▶ _Task description_: Give back the full listing, character for character, with no pictures.

▶ _Source material_:
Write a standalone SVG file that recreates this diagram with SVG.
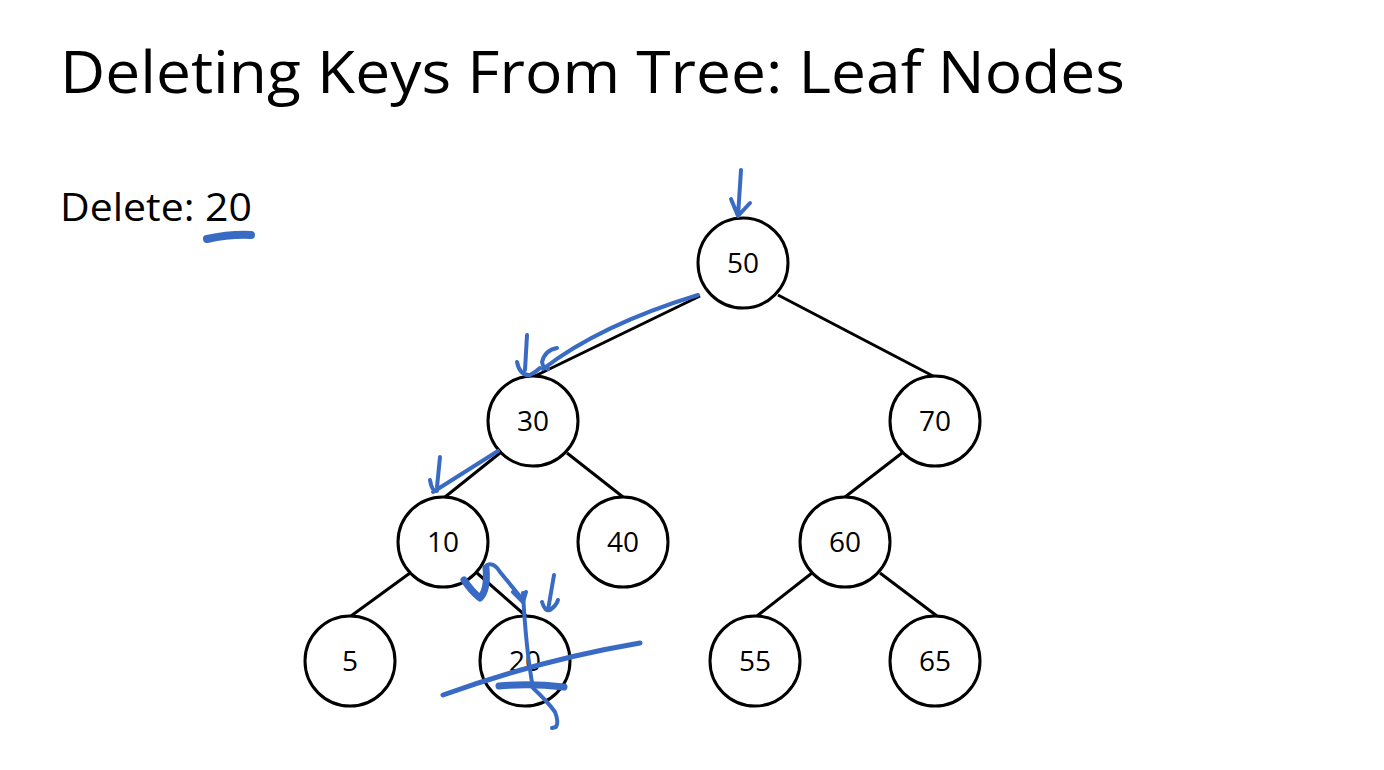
<svg xmlns="http://www.w3.org/2000/svg" width="1384" height="770" viewBox="0 0 1384 770">
<style>
.t{font-family:"Open Sans","Liberation Sans",sans-serif;fill:#000}
.n circle{fill:#fff;stroke:#000;stroke-width:3}
.n text{font-family:"Open Sans","Liberation Sans",sans-serif;font-size:28px;text-anchor:middle;fill:#000}
.e line{stroke:#000;stroke-width:3}
.ink{fill:none;stroke:#3a6bc4;stroke-width:4;stroke-linecap:round;stroke-linejoin:round}
.w5{stroke-width:5}
.w7{stroke-width:7}
.w8{stroke-width:8}
</style>
<rect width="1384" height="770" fill="#fff"/>
<text class="t" x="60" y="93" font-size="58" textLength="1065" lengthAdjust="spacingAndGlyphs">Deleting Keys From Tree: Leaf Nodes</text>
<text class="t" x="60" y="221" font-size="38" textLength="192" lengthAdjust="spacingAndGlyphs">Delete: 20</text>
<g id="connectors" class="e">
<line x1="700" y1="296" x2="535" y2="376"/>
<line x1="778" y1="295" x2="933" y2="376"/>
<line x1="500" y1="453" x2="445" y2="497"/>
<line x1="567" y1="453" x2="623" y2="497"/>
<line x1="902" y1="453" x2="845" y2="497"/>
<line x1="410" y1="573" x2="351" y2="616"/>
<line x1="477" y1="573" x2="526" y2="616"/>
<line x1="812" y1="573" x2="757" y2="616"/>
<line x1="880" y1="573" x2="937" y2="616"/>
</g>
<g id="n50" class="n"><circle cx="743" cy="263" r="45"/><text x="743" y="273">50</text></g>
<g id="n30" class="n"><circle cx="533" cy="421" r="45"/><text x="533" y="431">30</text></g>
<g id="n70" class="n"><circle cx="935" cy="421" r="45"/><text x="935" y="431">70</text></g>
<g id="n10" class="n"><circle cx="443" cy="542" r="45"/><text x="443" y="552">10</text></g>
<g id="n40" class="n"><circle cx="623" cy="542" r="45"/><text x="623" y="552">40</text></g>
<g id="n60" class="n"><circle cx="845" cy="542" r="45"/><text x="845" y="552">60</text></g>
<g id="n5" class="n"><circle cx="350" cy="661" r="45"/><text x="350" y="671">5</text></g>
<g id="n20" class="n"><circle cx="525" cy="661" r="45"/><text x="525" y="671">20</text></g>
<g id="n55" class="n"><circle cx="755" cy="661" r="45"/><text x="755" y="671">55</text></g>
<g id="n65" class="n"><circle cx="935" cy="661" r="45"/><text x="935" y="671">65</text></g>
<g id="ink">
<path class="ink w8" d="M207 239 Q230 234 251 235"/>
<path class="ink" d="M741 170 L738 216 M731 199 L738 216 L750 203"/>
<path class="ink" d="M698 295 Q600 325 543 369 M557 348 Q545 350 542 362 Q543 368 548 369"/>
<path class="ink" d="M527 335 L525 370 M517 362 Q520 376 530 375 Q536 372 540 368"/>
<path class="ink" d="M498 451 Q460 475 433 492 M440 457 L437 487 M430 480 Q432 492 437 491"/>
<path class="ink w7" d="M464 580 Q472 592 480 598 Q488 590 486 568"/>
<path class="ink" d="M487 565 Q494 562 500 572 L523 600 M513 592 L523 602 L526 592"/>
<path class="ink" d="M554 575 L548 610 M542 602 Q545 612 550 610 Q556 606 558 600"/>
<path class="ink" d="M523 593 Q526 650 533 688 Q548 702 555 712 Q559 722 556 727 L552 728"/>
<path class="ink w5" d="M443 695 Q540 660 640 643"/>
<path class="ink w7" d="M499 686 Q530 683 564 687"/>
</g>
</svg>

▶ _Exercise output_:
Write a standalone SVG file that recreates this diagram with SVG.
<svg xmlns="http://www.w3.org/2000/svg" width="1384" height="770" viewBox="0 0 1384 770">
<style>
.t{font-family:"Open Sans","Liberation Sans",sans-serif;fill:#000}
.n circle{fill:#fff;stroke:#000;stroke-width:3}
.n text{font-family:"Open Sans","Liberation Sans",sans-serif;font-size:28px;text-anchor:middle;fill:#000}
.e line{stroke:#000;stroke-width:3}
.ink{fill:none;stroke:#3a6bc4;stroke-width:4;stroke-linecap:round;stroke-linejoin:round}
.w5{stroke-width:5}
.w7{stroke-width:7}
.w8{stroke-width:8}
</style>
<rect width="1384" height="770" fill="#fff"/>
<text class="t" x="60" y="93" font-size="58" textLength="1065" lengthAdjust="spacingAndGlyphs">Deleting Keys From Tree: Leaf Nodes</text>
<text class="t" x="60" y="221" font-size="38" textLength="192" lengthAdjust="spacingAndGlyphs">Delete: 20</text>
<g id="connectors" class="e">
<line x1="700" y1="296" x2="535" y2="376"/>
<line x1="778" y1="295" x2="933" y2="376"/>
<line x1="500" y1="453" x2="445" y2="497"/>
<line x1="567" y1="453" x2="623" y2="497"/>
<line x1="902" y1="453" x2="845" y2="497"/>
<line x1="410" y1="573" x2="351" y2="616"/>
<line x1="477" y1="573" x2="526" y2="616"/>
<line x1="812" y1="573" x2="757" y2="616"/>
<line x1="880" y1="573" x2="937" y2="616"/>
</g>
<g id="n50" class="n"><circle cx="743" cy="263" r="45"/><text x="743" y="273">50</text></g>
<g id="n30" class="n"><circle cx="533" cy="421" r="45"/><text x="533" y="431">30</text></g>
<g id="n70" class="n"><circle cx="935" cy="421" r="45"/><text x="935" y="431">70</text></g>
<g id="n10" class="n"><circle cx="443" cy="542" r="45"/><text x="443" y="552">10</text></g>
<g id="n40" class="n"><circle cx="623" cy="542" r="45"/><text x="623" y="552">40</text></g>
<g id="n60" class="n"><circle cx="845" cy="542" r="45"/><text x="845" y="552">60</text></g>
<g id="n5" class="n"><circle cx="350" cy="661" r="45"/><text x="350" y="671">5</text></g>
<g id="n20" class="n"><circle cx="525" cy="661" r="45"/><text x="525" y="671">20</text></g>
<g id="n55" class="n"><circle cx="755" cy="661" r="45"/><text x="755" y="671">55</text></g>
<g id="n65" class="n"><circle cx="935" cy="661" r="45"/><text x="935" y="671">65</text></g>
<g id="ink">
<path class="ink w8" d="M207 239 Q230 234 251 235"/>
<path class="ink" d="M741 170 L738 216 M731 199 L738 216 L750 203"/>
<path class="ink" d="M698 295 Q600 325 543 369 M557 348 Q545 350 542 362 Q543 368 548 369"/>
<path class="ink" d="M527 335 L525 370 M517 362 Q520 376 530 375 Q536 372 540 368"/>
<path class="ink" d="M498 451 Q460 475 433 492 M440 457 L437 487 M430 480 Q432 492 437 491"/>
<path class="ink w7" d="M464 580 Q472 592 480 598 Q488 590 486 568"/>
<path class="ink" d="M487 565 Q494 562 500 572 L523 600 M513 592 L523 602 L526 592"/>
<path class="ink" d="M554 575 L548 610 M542 602 Q545 612 550 610 Q556 606 558 600"/>
<path class="ink" d="M523 593 Q526 650 533 688 Q548 702 555 712 Q559 722 556 727 L552 728"/>
<path class="ink w5" d="M443 695 Q540 660 640 643"/>
<path class="ink w7" d="M499 686 Q530 683 564 687"/>
</g>
</svg>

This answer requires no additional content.